Une vision idyllique qui est dénoncée autant par les pêcheurs que par l’Eglise catholique, très présente dans cette partie de l’île (3), ou encore les défenseurs des droits de l’homme et les associations de militants pour l’environnement, appelés à la rescousse par les populations de Kalpitiya. Les 4 et 5 juin dernier, une délégation d’experts étrangers agissant sous l’égide de la Fimarc (International Federation of Rural Adult Catholic Movements) est venue inspecter la zone de Kalpitiya. Le rapport de ces représentants venus de Corée du Sud, de Thaïlande, des Philippines et d’Inde est sans appel : le lagon est promis à une destruction certaine si le projet se poursuit en l’état, et surtout les atteintes aux droits de l’homme sont flagrantes envers les pêcheurs, qui n’ont été consultés à aucun moment et dont les biens, les terres et les moyens de subsistance ont été retirés de façon totalement illégale et sans leur laisser la possibilité d’exprimer leurs droits. Par ailleurs, un groupe de pression, le National Fisheries Solidarity Movement (NAFSO), s’est constitué pour permettre aux pêcheurs de former un lobby pour défendre leurs droits.

Kalpitiya n’est pourtant pas la première à faire face aux intérêts croisés du tourisme et de la pêche traditionnelle. Ces précédents ont été rappelés à plusieurs reprises lors de séminaires de sensibilisation et dans les requêtes adressées au gouvernement ces mois derniers. La mainmise des investisseurs sur des terrains pour des projets semblables avait déjà eu pour conséquence la destruction de forêts de mangrove et d’autres écosystèmes fragiles des côtes du Sri Lanka, comme le lagon de Negombo, au nord de Colombo, où les pêcheurs avaient lutté pour empêcher l’installation d’une base pour hydravions destinée à promouvoir le tourisme (4).
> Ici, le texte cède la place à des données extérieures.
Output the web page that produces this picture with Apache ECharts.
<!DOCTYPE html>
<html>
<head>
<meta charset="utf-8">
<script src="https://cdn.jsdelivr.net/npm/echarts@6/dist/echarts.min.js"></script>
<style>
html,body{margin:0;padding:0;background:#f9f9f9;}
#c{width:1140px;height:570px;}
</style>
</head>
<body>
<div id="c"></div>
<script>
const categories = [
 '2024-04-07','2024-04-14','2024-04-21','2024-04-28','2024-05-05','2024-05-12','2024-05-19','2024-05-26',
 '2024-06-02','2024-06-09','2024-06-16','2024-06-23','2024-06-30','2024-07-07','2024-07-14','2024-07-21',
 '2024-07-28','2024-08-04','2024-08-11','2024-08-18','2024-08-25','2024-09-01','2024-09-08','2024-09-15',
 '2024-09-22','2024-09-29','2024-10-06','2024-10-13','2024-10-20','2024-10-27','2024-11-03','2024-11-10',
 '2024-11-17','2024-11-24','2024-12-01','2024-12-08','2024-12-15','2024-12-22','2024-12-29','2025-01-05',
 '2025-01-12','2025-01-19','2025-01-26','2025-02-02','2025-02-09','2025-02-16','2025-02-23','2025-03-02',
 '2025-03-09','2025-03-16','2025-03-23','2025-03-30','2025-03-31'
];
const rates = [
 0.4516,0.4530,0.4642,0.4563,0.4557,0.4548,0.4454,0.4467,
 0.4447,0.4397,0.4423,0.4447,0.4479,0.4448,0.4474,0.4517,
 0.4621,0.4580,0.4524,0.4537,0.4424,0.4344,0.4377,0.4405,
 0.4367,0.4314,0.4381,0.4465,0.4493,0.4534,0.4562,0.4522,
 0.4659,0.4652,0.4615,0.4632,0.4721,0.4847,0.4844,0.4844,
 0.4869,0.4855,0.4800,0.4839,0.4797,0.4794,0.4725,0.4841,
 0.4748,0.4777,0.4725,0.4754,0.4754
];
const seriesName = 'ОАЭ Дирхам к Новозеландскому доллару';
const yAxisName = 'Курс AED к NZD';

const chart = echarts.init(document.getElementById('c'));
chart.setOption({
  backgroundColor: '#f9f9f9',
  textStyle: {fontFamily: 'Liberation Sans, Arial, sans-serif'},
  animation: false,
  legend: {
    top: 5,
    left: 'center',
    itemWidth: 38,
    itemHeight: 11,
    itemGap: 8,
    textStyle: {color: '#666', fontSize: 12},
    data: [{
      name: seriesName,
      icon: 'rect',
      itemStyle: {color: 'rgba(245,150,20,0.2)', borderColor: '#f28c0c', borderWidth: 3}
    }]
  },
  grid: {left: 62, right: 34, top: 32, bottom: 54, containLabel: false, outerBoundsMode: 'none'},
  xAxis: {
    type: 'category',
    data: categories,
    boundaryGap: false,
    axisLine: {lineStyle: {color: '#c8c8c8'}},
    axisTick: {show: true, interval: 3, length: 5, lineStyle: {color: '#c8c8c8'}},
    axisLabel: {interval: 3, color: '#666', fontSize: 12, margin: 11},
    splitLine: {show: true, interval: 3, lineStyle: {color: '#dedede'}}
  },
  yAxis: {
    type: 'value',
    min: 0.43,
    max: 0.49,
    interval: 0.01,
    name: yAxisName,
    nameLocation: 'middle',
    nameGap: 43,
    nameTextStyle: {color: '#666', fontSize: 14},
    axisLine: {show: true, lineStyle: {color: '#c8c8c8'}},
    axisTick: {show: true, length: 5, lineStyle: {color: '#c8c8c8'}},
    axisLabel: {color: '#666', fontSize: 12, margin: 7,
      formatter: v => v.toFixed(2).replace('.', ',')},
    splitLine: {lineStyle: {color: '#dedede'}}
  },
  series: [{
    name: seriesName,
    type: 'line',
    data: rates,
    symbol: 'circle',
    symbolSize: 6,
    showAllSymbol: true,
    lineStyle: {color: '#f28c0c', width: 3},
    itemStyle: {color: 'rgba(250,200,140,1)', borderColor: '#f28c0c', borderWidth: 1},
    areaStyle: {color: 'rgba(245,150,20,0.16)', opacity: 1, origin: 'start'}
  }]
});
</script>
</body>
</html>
« Nous sommes pour le développement touristique du pays mais pas en perdant notre gagne-pain », explique Fernando, pêcheur à Kalipitya, lors d’un meeting réunissant les habitants des sites concernés par le projet touristique. « Nous avons été dépossédés illégalement de nos huttes de pêche, de nos terrains et même de nos cimetières. Nous ne pouvons plus avoir accès à nos points de mouillage ni à nos places de pêche à la senne, que ce soit sur la plage ou en mer. Et pourtant nous les utilisons depuis des générations et nous payons notre permis de pêche tous les ans au gouvernement. Sommes-nous encore des citoyens du Sri Lanka ou seulement des ‘sans-droits’ ? », interroge le pêcheur (5).

Les pêcheurs en catamaran (pirogue à balancier) ont expliqué pour leur part qu’ils ne pouvaient plus pénétrer dans le lagon, qui a été bouclé par les complexes hôteliers, alors qu’en période de mousson, leur type d’embarcation et leur méthode de pêche ne leur permet pas d’aller en haute mer. « Les pêcheurs en catamaran sont les plus pauvres d’entre nous et, cette année, ils n’ont pas pu utiliser le lagon et nourrir leur famille, a conclu un pêcheur également de Kalipitiya. Le lagon est notre mère nourricière à tous et nous devons le protéger » (6).